Friday, September 18, 2009

 

Right-Wingers for Government Health Insurance?

Jeff Tucker alerts us to this Paul Craig Roberts piece where he declares:
What the US needs is a single-payer not-for-profit health system that pays doctors and nurses sufficiently that they will undertake the arduous training and accept the stress and risks of dealing with illness and diseases.
Now maybe you think I'm taking PCR out of context. Here's more:
A private health care system worked in the days before expensive medical technology, malpractice suits, high costs of bureaucracy associated with third-party payers and heavy investment in combating fraud, and pressure on insurance companies from Wall Street to improve “shareholder returns.”

Despite the rise in premiums, payments to health care providers, such as doctors, appear to be falling along with coverage to policy holders. The system is no longer functional and no longer makes sense. Health care has become an incidental rather than primary purpose of the health care system. Health care plays second fiddle to insurance company profits and salaries to bureaucrats engaged in fraud prevention and discovery. There is no point in denying coverage to one-sixth of the population in the name of saving a nonexistent private free market health care system.

The only way to reduce the cost of health care is to take the profit and paperwork out of health care.
To be perfectly honest, I have no idea what PCR is actually saying in this article. Is he "for" government health insurance / care? I don't know. I can't see how you're going to get a single-payer without some serious coercion from the feds, but naturally PCR doesn't focus too much on that; he just explains why everybody else opining on this topic is immoral and/or dumb. His arguments in this piece are similar to the debates we had over outsourcing.

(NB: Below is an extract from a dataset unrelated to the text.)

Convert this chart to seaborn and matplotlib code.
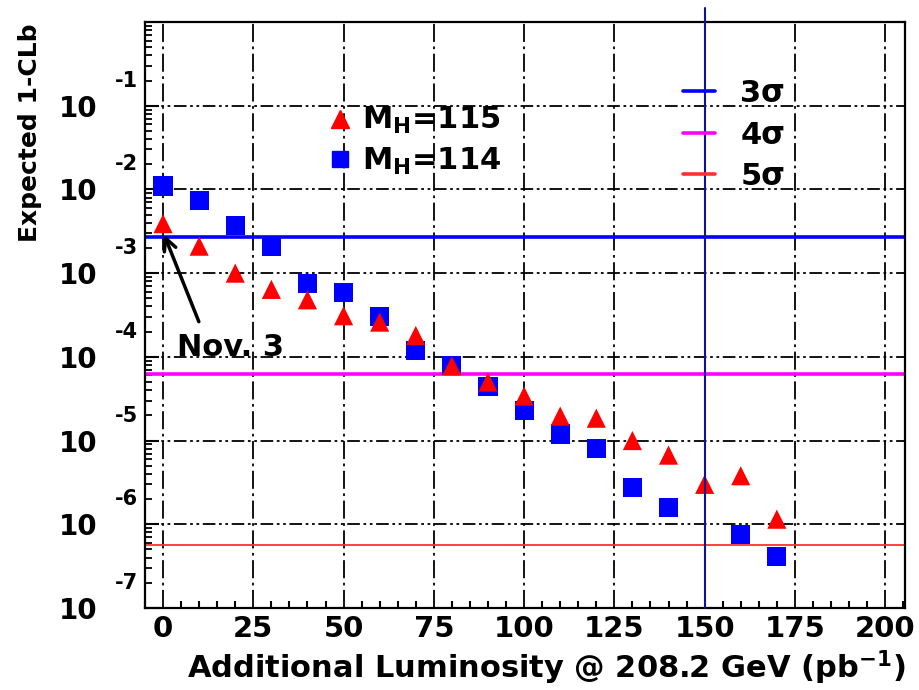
import numpy as np
import pandas as pd
import matplotlib
matplotlib.use("Agg")
import matplotlib.pyplot as plt
from matplotlib.lines import Line2D
from matplotlib.ticker import LogLocator, MultipleLocator, NullFormatter
import seaborn as sns

# expected 1-CLb vs additional luminosity
lumi_114 = [0, 10, 20, 30, 40, 50, 60, 70, 80, 90, 100, 110, 120, 130, 140, 160, 170]
clb_114 = [1.1e-2, 7.3e-3, 3.7e-3, 2.1e-3, 7.6e-4, 5.9e-4, 3.0e-4, 1.2e-4, 7.9e-5,
           4.4e-5, 2.3e-5, 1.2e-5, 8.1e-6, 2.75e-6, 1.6e-6, 7.6e-7, 4.1e-7]
lumi_115 = [0, 10, 20, 30, 40, 50, 60, 70, 80, 90, 100, 110, 120, 130, 140, 150, 160, 170]
clb_115 = [3.9e-3, 2.1e-3, 1.0e-3, 6.4e-4, 4.8e-4, 3.1e-4, 2.6e-4, 1.8e-4, 7.8e-5,
           5.0e-5, 3.4e-5, 1.96e-5, 1.85e-5, 1.0e-5, 6.7e-6, 3.0e-6, 3.8e-6, 1.15e-6]

sigma_labels = ["3σ", "4σ", "5σ"]
sigma_levels = [2.7e-3, 6.3e-5, 5.7e-7]
sigma_colors = ["#0000ff", "#ff00ff", "#ff3030"]
sigma_widths = [2.6, 2.6, 1.3]

x_ticks = [0, 25, 50, 75, 100, 125, 150, 175, 200]
y_exponents = [-1, -2, -3, -4, -5, -6, -7]

df = pd.concat([
    pd.DataFrame({"lumi": lumi_114, "clb": clb_114, "mass": "114"}),
    pd.DataFrame({"lumi": lumi_115, "clb": clb_115, "mass": "115"}),
], ignore_index=True)

sns.set_style("white", {"xtick.direction": "in", "ytick.direction": "in",
                        "axes.edgecolor": "black", "text.color": "black",
                        "xtick.color": "black", "ytick.color": "black",
                        "axes.labelcolor": "black"})
plt.rcParams["font.family"] = ["DejaVu Sans"]
plt.rcParams["font.weight"] = "bold"
plt.rcParams["mathtext.fontset"] = "custom"
plt.rcParams["mathtext.rm"] = "DejaVu Sans:bold"
plt.rcParams["mathtext.it"] = "DejaVu Sans:bold"
plt.rcParams["mathtext.bf"] = "DejaVu Sans:bold"

fig = plt.figure(figsize=(9.2, 6.9), dpi=100)
ax = fig.add_axes([145 / 920, 1 - 608 / 690, 760 / 920, 586 / 690])

# grid
ax.set_axisbelow(True)
ax.xaxis.grid(True, color="black", lw=1.3, linestyle=(0, (10, 2.5, 1.5, 2.5)))
ax.yaxis.grid(True, which="major", color="black", lw=1.3,
              linestyle=(0, (7, 2, 1.5, 2, 1.5, 2)))

# sigma levels
for lev, col, lw in zip(sigma_levels, sigma_colors, sigma_widths):
    ax.axhline(lev, color=col, lw=lw, zorder=2)

sns.scatterplot(data=df, x="lumi", y="clb", hue="mass", style="mass",
                palette={"114": "#0000ff", "115": "#ff0000"},
                markers={"114": "s", "115": "^"},
                s=190, linewidth=0, legend=False, ax=ax, zorder=3)

ax.axvline(150, ymin=0, ymax=(608 - 8) / 586, color="#10109a", lw=1.5,
           clip_on=False, zorder=4)

ax.set_yscale("log")
ax.set_xlim(-5, 205.5)
ax.set_ylim(1e-7, 1)

ax.set_xticks(x_ticks)
ax.set_xticklabels([str(t) for t in x_ticks], fontsize=21, fontweight="bold")
ax.xaxis.set_minor_locator(MultipleLocator(5))
ax.set_yticks([10.0 ** e for e in y_exponents])
ax.set_yticklabels(["10"] * len(y_exponents), fontsize=20, fontweight="bold")
ax.yaxis.set_minor_locator(LogLocator(base=10, subs=np.arange(2, 10)))
ax.yaxis.set_minor_formatter(NullFormatter())
ax.tick_params(axis="x", which="major", length=0, pad=5)
ax.tick_params(axis="x", which="minor", length=5, width=1.5, bottom=True)
ax.tick_params(axis="y", which="major", length=10, width=1.5, pad=34, left=True)
ax.tick_params(axis="y", which="minor", length=5, width=1.3, left=True)
for sp in ax.spines.values():
    sp.set_linewidth(1.6)
    sp.set_color("black")
ax.set_xlabel("")
ax.set_ylabel("")

for e in y_exponents:
    ax.annotate(str(e), xy=(0, 10.0 ** e), xycoords=("axes fraction", "data"),
                xytext=(-7, 25), textcoords="offset pixels", ha="right", va="center",
                fontsize=15, fontweight="bold", annotation_clip=False)

# Nov. 3 arrow
ax.annotate("", xy=(0, 3.1e-3), xytext=(10.2, 2.45e-4),
            arrowprops=dict(arrowstyle="->", lw=2.5, color="black",
                            mutation_scale=22))
ax.text(3.8, 1.3e-4, "Nov. 3", fontsize=22, fontweight="bold", va="center", ha="left")

# legends
mass_handles = [Line2D([], [], marker="^", color="#ff0000", ls="", ms=13),
                Line2D([], [], marker="s", color="#0000ff", ls="", ms=12)]
leg1 = ax.legend(mass_handles, ["M$_{H}$=115", "M$_{H}$=114"], loc="upper left",
                 bbox_to_anchor=(0.237, 0.858), frameon=False, borderpad=0,
                 borderaxespad=0, handlelength=1.0, handletextpad=0.22,
                 labelspacing=0.3, prop={"size": 22, "weight": "bold"})
ax.add_artist(leg1)
sig_handles = [Line2D([], [], color=c, lw=2.6) for c in sigma_colors]
ax.legend(sig_handles, sigma_labels, loc="upper left", bbox_to_anchor=(0.708, 0.9025),
          frameon=False, borderpad=0, borderaxespad=0, handlelength=1.05,
          handletextpad=0.82, labelspacing=0.41, prop={"size": 22, "weight": "bold"})

fig.text(905 / 920, 1 - 668 / 690, "Additional Luminosity @ 208.2 GeV (pb$^{-1}$)",
         ha="right", va="center", fontsize=22, fontweight="bold")
fig.text(30 / 920, 1 - 24 / 690, "Expected 1-CLb", rotation=90, ha="center", va="top",
         fontsize=18, fontweight="bold")

fig.savefig("out.png", dpi=100, facecolor="white")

Bob: Yes Dr. Roberts, I get it, you don't think Ricardo's argument about comparative advantage still holds in a world with mobile capital. OK, so are you saying you are for tariffs or capital controls?

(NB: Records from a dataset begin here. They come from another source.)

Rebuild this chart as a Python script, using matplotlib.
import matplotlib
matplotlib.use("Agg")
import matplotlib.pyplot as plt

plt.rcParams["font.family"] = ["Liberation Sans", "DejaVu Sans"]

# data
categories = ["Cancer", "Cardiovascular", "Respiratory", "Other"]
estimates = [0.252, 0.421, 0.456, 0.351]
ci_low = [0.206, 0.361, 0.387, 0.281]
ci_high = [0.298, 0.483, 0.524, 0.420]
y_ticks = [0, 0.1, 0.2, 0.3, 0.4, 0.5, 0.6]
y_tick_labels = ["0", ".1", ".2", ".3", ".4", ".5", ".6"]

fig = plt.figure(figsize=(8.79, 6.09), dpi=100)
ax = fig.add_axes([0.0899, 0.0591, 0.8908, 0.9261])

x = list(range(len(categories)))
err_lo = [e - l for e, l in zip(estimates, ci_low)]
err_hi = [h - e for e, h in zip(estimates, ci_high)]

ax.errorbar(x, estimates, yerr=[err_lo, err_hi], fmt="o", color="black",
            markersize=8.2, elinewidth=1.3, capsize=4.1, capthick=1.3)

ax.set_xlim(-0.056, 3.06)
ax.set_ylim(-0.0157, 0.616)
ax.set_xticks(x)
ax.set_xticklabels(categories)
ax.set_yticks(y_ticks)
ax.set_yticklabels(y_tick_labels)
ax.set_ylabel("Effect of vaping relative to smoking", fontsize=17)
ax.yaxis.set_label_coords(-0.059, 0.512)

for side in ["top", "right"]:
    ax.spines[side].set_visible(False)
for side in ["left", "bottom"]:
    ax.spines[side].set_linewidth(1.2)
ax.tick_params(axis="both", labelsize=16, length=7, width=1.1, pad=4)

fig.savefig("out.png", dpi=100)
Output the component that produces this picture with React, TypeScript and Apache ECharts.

PCR: No I never said that.

Bob: OK then what are you saying?

PCR: I'm saying Bush is in bed with multinational corporations who are screwing workers in the name of profits.

Bob: Okaaay, but is your newfound thinking on free trade causing you to change any of your policy recommendations? Now that the standard argument for free trade is shattered, what do you want to do about it?

PCR: I want to keep writing articles explaining how evil George Bush is, and how stupid libertarians are for thinking we have free trade.

And check out this:




Comments:
PCR and Buchanan are really not reliable on several things, things which would seem to be about as debatable as gravity, but they have their strong points which make them worth watching.